In an interview published last year with the Corriere della Sera, Cardinal Gerhard Müller, then the head of the doctrine office, said the Vatican already had the “tools and legal means” to handle cases. Vatican watcher Marco Politi said congregation members and others in the Vatican hierarchy were also concerned about opening a “Pandora’s box.”

“This would mean hundreds of cases that would then bounce back to Rome with a huge media impact,” said Politi, author “Pope Francis Among the Wolves,” a papal biography. “It would signify the beginning of hunting season on culprits.”

In turn, Francis used another method to bolster accountability of the church hierarchy, issuing an apostolic letter that made it clear that bishops could be removed from office for negligently handling sexual abuse. But under the current system, any of five different Vatican congregations can be involved in investigating bishops, depending on the accused person’s role and affiliation within the church, and also on whether he has been accused of coverup or abuse. Coverup cases are handled by the same congregations that help to appoint bishops.

“It’s a potential conflict of interest,” said Davide Cito, a canon lawyer at Rome’s Pontifical University of the Holy Cross. “That’s absolutely an issue.”

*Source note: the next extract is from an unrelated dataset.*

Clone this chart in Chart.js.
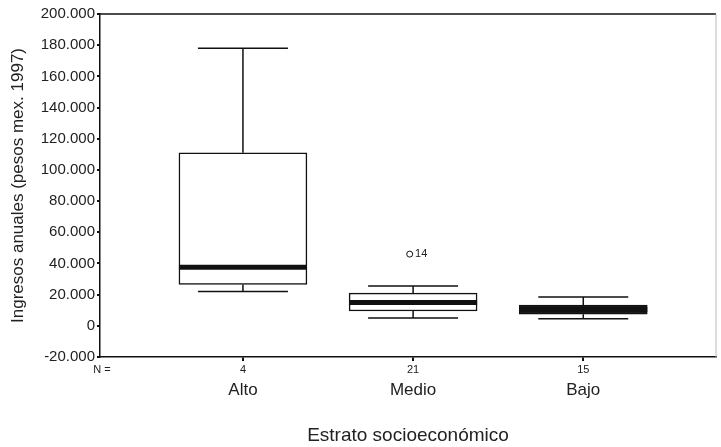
<!DOCTYPE html>
<html>
<head>
<meta charset="utf-8">
<script src="https://cdn.jsdelivr.net/npm/chart.js@4.4.1/dist/chart.umd.min.js"></script>
<style>
  html, body { margin: 0; padding: 0; background: #fff; }
  #wrap { width: 721px; height: 447px; }
</style>
</head>
<body>
<div id="wrap"><canvas id="grafico"></canvas></div>
<script>
// Datos
const categories = ['Alto', 'Medio', 'Bajo'];
const nValues = [4, 21, 15];
const whiskerLow = [22000, 5000, 4500];
const q1 = [26500, 9500, 7500];
const medians = [37500, 15000, 10500];
const q3 = [111000, 21000, 13300];
const whiskerHigh = [178000, 25500, 18500];
const outlierCategory = [1];
const outlierValues = [46000];
const outlierLabels = ['14'];
const yTicks = [-20000, 0, 20000, 40000, 60000, 80000, 100000, 120000, 140000, 160000, 180000, 200000];

const FONT = '"Liberation Sans", Arial, sans-serif';
const INK = '#111';

function formatMiles(v) {
    if (v === 0) return '0';
    const sign = v < 0 ? '-' : '';
    return sign + Math.abs(v / 1000) + '.000';
}

// Bigotes, medianas, marco y etiquetas N
const boxPlugin = {
    id: 'boxPlugin',
    afterDatasetsDraw(chart) {
        const { ctx, chartArea: a, scales: { x, y } } = chart;
        ctx.save();
        ctx.strokeStyle = INK;

        categories.forEach((c, i) => {
            const cx = x.getPixelForValue(i + 1);
            const half = 45;
            ctx.lineWidth = 1.5;
            ctx.beginPath();
            // bigote superior
            ctx.moveTo(cx, y.getPixelForValue(q3[i]));
            ctx.lineTo(cx, y.getPixelForValue(whiskerHigh[i]));
            ctx.moveTo(cx - half, y.getPixelForValue(whiskerHigh[i]));
            ctx.lineTo(cx + half, y.getPixelForValue(whiskerHigh[i]));
            // bigote inferior
            ctx.moveTo(cx, y.getPixelForValue(q1[i]));
            ctx.lineTo(cx, y.getPixelForValue(whiskerLow[i]));
            ctx.moveTo(cx - half, y.getPixelForValue(whiskerLow[i]));
            ctx.lineTo(cx + half, y.getPixelForValue(whiskerLow[i]));
            ctx.stroke();

            // mediana
            const bw = 64;
            ctx.lineWidth = 5;
            ctx.beginPath();
            ctx.moveTo(cx - bw, y.getPixelForValue(medians[i]));
            ctx.lineTo(cx + bw, y.getPixelForValue(medians[i]));
            ctx.stroke();

            // N por categoría
            ctx.fillStyle = '#222';
            ctx.font = '11px ' + FONT;
            ctx.textAlign = 'center';
            ctx.textBaseline = 'middle';
            ctx.fillText(String(nValues[i]), cx, a.bottom + 13);
        });

        ctx.textAlign = 'center';
        ctx.fillText('N =', a.left + 2, a.bottom + 13);

        // etiquetas de atípicos
        ctx.font = '11px ' + FONT;
        ctx.textAlign = 'left';
        outlierValues.forEach((v, k) => {
            const px = x.getPixelForValue(outlierCategory[k] + 1);
            ctx.fillText(outlierLabels[k], px + 2, y.getPixelForValue(v));
        });

        // marco superior y derecho
        ctx.lineWidth = 1.5;
        ctx.beginPath();
        ctx.moveTo(a.left, a.top);
        ctx.lineTo(a.right, a.top);
        ctx.stroke();
        ctx.lineWidth = 1;
        ctx.strokeStyle = '#bbb';
        ctx.beginPath();
        ctx.moveTo(a.right, a.top);
        ctx.lineTo(a.right, a.bottom);
        ctx.stroke();
        ctx.restore();
    }
};

const ctx = document.getElementById('grafico');
new Chart(ctx, {
    type: 'bar',
    data: {
        datasets: [
            {
                label: 'Caja',
                data: categories.map((c, i) => ({ x: i + 1, y: [q1[i], q3[i]] })),
                backgroundColor: ['#fff', '#fff', '#1a1a1a'],
                borderColor: INK,
                borderWidth: 1.5,
                borderSkipped: false,
                barThickness: 128
            },
            {
                type: 'scatter',
                label: 'Atípicos',
                data: outlierValues.map((v, k) => ({ x: outlierCategory[k] + 1 - 0.02, y: v })),
                pointStyle: 'circle',
                pointRadius: 3,
                backgroundColor: '#fff',
                borderColor: INK,
                borderWidth: 1
            }
        ]
    },
    options: {
        responsive: true,
        maintainAspectRatio: false,
        animation: false,
        layout: { padding: { top: 14, right: 1, left: 8, bottom: 0 } },
        plugins: {
            legend: { display: false },
            tooltip: { enabled: false }
        },
        scales: {
            x: {
                type: 'linear',
                min: 0.16,
                max: 3.78,
                offset: false,
                afterBuildTicks: (scale) => {
                    scale.ticks = categories.map((c, i) => ({ value: i + 1 }));
                },
                afterFit: (scale) => { scale.height = 90; },
                grid: { display: true, drawOnChartArea: false, offset: false, tickLength: 4, color: INK, lineWidth: 2 },
                border: { display: true, color: INK, width: 1.5 },
                ticks: {
                    padding: 19,
                    color: '#222',
                    font: { family: FONT, size: 17 },
                    callback: (v) => categories[v - 1] || ''
                },
                title: {
                    display: true,
                    text: 'Estrato socioeconómico',
                    color: '#222',
                    font: { family: FONT, size: 19 },
                    padding: { top: 24, bottom: 0 }
                }
            },
            y: {
                min: -20000,
                max: 200000,
                afterBuildTicks: (scale) => {
                    scale.ticks = yTicks.map(v => ({ value: v }));
                },
                afterFit: (scale) => { scale.width = 92; },
                grid: { display: true, drawOnChartArea: false, tickLength: 3, color: INK, lineWidth: 2 },
                border: { display: true, color: INK, width: 1.5 },
                ticks: {
                    padding: 2,
                    color: '#222',
                    font: { family: FONT, size: 15 },
                    callback: (v) => formatMiles(v)
                },
                title: {
                    display: true,
                    text: 'Ingresos anuales (pesos mex. 1997)',
                    color: '#222',
                    font: { family: FONT, size: 17 },
                    padding: { top: 0, bottom: 4 }
                }
            }
        }
    },
    plugins: [boxPlugin]
});
</script>
</body>
</html>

The stalled effort to launch the tribunal prompted the resignation from the commission of Marie Collins, an Irish abuse survivor. Current and former members of the commission said that they are not given data and information on abuse-related cases being handled by the Vatican. Krysten Winter-Green, a former commission member who was a longtime counselor for abuse victims, said they were up against a “domain of secrecy.”

“The crime in the Catholic Church remains causing scandal, not covering up,” said Anne Barrett Doyle, co-director of the site BishopAccountability.org, which tracks sexual abuse cases. “Bishops all over the world are not being forthcoming.”